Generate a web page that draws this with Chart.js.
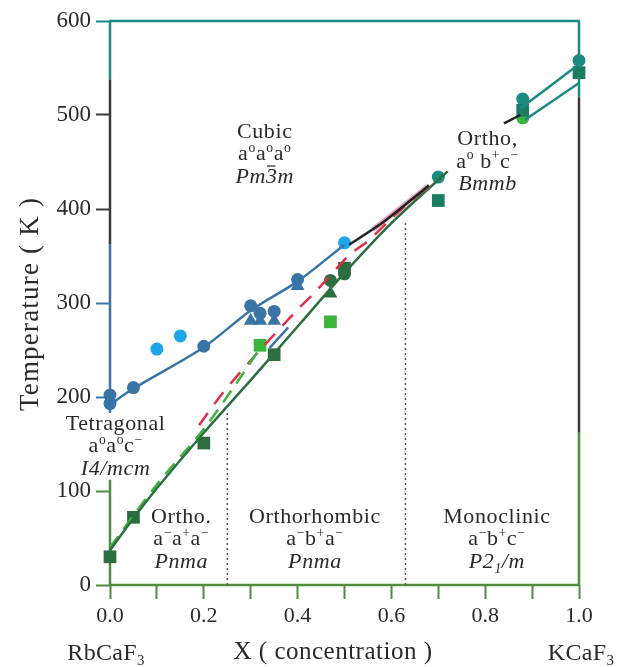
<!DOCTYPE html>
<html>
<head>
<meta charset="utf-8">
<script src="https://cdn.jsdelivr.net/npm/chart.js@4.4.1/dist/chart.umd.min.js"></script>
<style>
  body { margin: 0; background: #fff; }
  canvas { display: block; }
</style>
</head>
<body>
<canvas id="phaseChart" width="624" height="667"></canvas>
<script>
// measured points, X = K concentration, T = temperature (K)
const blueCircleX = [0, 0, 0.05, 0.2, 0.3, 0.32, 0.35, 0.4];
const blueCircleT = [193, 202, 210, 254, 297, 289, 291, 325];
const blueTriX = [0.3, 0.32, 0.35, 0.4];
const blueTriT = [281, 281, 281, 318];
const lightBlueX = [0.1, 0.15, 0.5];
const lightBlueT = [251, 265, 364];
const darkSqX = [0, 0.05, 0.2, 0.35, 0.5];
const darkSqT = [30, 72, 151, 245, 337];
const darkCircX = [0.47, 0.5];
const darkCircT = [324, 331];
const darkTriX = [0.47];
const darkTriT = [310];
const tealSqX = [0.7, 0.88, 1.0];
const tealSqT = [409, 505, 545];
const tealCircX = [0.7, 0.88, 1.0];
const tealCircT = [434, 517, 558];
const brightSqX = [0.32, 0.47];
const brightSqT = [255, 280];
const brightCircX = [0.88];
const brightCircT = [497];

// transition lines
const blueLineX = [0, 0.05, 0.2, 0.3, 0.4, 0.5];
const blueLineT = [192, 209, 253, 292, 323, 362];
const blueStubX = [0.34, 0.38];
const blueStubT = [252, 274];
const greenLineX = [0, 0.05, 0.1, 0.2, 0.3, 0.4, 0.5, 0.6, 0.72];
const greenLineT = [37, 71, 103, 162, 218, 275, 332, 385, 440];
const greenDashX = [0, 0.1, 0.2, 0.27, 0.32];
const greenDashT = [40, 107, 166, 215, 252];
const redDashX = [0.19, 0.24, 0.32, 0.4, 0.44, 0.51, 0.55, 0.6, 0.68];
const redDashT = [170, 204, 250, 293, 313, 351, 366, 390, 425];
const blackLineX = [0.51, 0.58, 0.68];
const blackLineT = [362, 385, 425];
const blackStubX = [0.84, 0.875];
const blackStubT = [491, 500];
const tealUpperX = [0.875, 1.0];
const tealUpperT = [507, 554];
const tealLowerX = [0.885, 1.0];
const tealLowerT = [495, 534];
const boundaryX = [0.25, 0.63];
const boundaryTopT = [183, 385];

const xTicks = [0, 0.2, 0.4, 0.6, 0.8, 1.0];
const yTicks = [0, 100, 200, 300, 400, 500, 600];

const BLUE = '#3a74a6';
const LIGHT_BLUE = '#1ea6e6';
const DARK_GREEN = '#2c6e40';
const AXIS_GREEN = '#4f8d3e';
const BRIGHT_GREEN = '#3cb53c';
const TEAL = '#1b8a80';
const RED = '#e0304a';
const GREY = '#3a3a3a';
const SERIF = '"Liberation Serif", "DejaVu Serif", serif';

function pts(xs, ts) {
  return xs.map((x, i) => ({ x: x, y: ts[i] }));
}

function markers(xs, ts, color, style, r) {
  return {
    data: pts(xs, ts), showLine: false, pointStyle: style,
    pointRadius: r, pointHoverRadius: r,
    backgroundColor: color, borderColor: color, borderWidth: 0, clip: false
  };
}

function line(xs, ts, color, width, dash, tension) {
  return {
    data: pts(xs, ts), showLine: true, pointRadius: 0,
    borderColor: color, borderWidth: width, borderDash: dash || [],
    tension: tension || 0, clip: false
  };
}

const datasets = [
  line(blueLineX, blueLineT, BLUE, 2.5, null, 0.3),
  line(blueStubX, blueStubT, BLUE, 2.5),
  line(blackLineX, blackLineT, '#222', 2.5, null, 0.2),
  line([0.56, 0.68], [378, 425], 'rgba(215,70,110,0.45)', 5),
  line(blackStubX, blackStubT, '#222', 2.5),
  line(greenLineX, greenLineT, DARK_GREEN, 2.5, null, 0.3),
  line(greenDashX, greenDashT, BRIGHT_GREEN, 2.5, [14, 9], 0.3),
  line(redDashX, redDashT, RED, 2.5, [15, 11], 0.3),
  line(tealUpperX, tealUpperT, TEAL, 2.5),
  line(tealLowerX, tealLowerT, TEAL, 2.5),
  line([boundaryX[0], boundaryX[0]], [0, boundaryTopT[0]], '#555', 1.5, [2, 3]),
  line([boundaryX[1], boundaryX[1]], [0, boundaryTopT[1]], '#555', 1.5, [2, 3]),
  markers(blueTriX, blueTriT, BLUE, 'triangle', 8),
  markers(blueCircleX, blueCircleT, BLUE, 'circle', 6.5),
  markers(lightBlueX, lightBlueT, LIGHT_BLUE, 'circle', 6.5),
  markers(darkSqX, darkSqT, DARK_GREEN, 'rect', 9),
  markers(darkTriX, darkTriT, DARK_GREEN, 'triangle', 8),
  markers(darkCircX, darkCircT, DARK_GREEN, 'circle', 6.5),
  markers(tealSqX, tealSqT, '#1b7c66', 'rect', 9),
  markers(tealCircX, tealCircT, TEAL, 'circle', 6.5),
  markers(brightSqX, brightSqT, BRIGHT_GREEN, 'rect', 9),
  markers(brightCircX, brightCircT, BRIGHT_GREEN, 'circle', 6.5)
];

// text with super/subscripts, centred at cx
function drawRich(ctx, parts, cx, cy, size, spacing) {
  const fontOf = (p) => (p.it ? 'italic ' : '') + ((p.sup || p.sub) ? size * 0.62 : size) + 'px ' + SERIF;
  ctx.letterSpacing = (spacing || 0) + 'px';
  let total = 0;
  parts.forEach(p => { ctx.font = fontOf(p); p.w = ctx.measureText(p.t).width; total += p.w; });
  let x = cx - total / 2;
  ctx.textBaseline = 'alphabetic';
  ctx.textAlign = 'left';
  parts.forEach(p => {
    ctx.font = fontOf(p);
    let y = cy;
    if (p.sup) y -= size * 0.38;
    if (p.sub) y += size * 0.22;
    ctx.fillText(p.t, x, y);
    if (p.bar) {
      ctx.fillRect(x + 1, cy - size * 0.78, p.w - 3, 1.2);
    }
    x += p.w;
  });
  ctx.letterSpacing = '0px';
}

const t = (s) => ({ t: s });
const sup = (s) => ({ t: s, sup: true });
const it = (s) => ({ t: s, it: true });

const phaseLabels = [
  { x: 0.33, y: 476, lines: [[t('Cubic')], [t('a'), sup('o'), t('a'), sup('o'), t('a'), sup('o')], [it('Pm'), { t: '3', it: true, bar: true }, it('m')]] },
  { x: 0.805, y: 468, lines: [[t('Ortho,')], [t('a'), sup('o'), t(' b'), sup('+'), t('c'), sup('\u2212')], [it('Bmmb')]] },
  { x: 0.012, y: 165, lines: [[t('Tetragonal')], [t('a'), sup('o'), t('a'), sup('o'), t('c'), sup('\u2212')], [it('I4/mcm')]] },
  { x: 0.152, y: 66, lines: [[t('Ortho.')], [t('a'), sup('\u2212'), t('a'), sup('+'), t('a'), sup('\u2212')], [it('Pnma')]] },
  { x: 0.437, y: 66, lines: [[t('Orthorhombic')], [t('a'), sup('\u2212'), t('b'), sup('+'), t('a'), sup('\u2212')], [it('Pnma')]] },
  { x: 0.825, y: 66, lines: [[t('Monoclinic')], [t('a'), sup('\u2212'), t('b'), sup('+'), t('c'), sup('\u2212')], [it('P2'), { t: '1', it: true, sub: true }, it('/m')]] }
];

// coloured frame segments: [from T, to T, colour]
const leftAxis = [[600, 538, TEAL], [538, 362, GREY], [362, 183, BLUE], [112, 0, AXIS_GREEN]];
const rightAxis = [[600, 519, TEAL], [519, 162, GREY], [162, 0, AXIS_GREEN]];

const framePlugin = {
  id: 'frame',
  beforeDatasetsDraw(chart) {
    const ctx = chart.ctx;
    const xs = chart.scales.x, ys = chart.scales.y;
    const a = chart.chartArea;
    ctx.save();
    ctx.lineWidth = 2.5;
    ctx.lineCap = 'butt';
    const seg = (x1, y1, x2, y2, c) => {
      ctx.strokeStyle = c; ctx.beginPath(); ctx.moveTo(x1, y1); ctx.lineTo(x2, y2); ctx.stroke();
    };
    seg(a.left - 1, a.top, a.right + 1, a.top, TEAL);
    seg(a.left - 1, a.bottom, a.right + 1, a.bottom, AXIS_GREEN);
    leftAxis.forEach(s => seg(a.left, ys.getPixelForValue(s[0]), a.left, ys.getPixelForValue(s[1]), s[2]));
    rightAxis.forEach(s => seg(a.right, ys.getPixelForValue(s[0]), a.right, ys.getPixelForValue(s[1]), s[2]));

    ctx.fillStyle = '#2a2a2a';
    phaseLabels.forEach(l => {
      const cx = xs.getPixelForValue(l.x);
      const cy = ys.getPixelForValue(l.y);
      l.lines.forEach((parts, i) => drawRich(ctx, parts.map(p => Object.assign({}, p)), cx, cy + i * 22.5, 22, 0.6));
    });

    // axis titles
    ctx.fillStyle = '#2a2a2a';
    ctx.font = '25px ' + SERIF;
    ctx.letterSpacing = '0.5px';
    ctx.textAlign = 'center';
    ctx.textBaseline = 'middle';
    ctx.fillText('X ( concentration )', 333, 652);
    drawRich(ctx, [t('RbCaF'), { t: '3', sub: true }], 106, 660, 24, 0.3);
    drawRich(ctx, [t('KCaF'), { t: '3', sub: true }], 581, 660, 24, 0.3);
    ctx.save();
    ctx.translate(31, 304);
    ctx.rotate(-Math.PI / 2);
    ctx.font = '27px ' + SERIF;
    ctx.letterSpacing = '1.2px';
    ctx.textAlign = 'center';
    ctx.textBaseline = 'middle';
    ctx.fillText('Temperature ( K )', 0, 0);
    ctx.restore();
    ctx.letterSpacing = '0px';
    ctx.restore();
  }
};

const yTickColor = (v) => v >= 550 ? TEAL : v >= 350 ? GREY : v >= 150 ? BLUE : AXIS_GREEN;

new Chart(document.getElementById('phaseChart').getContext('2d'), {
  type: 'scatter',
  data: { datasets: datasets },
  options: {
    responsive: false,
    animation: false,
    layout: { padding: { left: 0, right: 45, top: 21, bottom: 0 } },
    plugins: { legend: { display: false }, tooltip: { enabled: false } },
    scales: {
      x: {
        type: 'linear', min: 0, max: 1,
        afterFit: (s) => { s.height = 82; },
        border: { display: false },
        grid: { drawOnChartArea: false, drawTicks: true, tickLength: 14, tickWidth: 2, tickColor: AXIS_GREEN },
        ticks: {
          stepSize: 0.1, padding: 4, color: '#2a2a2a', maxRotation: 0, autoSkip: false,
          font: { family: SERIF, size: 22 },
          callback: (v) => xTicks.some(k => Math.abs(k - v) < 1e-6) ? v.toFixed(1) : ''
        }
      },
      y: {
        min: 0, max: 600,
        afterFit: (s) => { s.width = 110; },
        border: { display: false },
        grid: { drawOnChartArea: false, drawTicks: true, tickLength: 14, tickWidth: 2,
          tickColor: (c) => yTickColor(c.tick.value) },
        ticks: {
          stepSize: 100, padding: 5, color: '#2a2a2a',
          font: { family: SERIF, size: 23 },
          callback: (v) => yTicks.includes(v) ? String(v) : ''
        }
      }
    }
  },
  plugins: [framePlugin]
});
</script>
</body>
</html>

_ _ _

### AIM OF THE EXERCISE:
Without the pictures, please reproduce each line of the listing above exactly, from the first one through the line bearing "const brightCircT = [497];".

### SOLUTION BELOW:
Generate a web page that draws this with Chart.js.
<!DOCTYPE html>
<html>
<head>
<meta charset="utf-8">
<script src="https://cdn.jsdelivr.net/npm/chart.js@4.4.1/dist/chart.umd.min.js"></script>
<style>
  body { margin: 0; background: #fff; }
  canvas { display: block; }
</style>
</head>
<body>
<canvas id="phaseChart" width="624" height="667"></canvas>
<script>
// measured points, X = K concentration, T = temperature (K)
const blueCircleX = [0, 0, 0.05, 0.2, 0.3, 0.32, 0.35, 0.4];
const blueCircleT = [193, 202, 210, 254, 297, 289, 291, 325];
const blueTriX = [0.3, 0.32, 0.35, 0.4];
const blueTriT = [281, 281, 281, 318];
const lightBlueX = [0.1, 0.15, 0.5];
const lightBlueT = [251, 265, 364];
const darkSqX = [0, 0.05, 0.2, 0.35, 0.5];
const darkSqT = [30, 72, 151, 245, 337];
const darkCircX = [0.47, 0.5];
const darkCircT = [324, 331];
const darkTriX = [0.47];
const darkTriT = [310];
const tealSqX = [0.7, 0.88, 1.0];
const tealSqT = [409, 505, 545];
const tealCircX = [0.7, 0.88, 1.0];
const tealCircT = [434, 517, 558];
const brightSqX = [0.32, 0.47];
const brightSqT = [255, 280];
const brightCircX = [0.88];
const brightCircT = [497];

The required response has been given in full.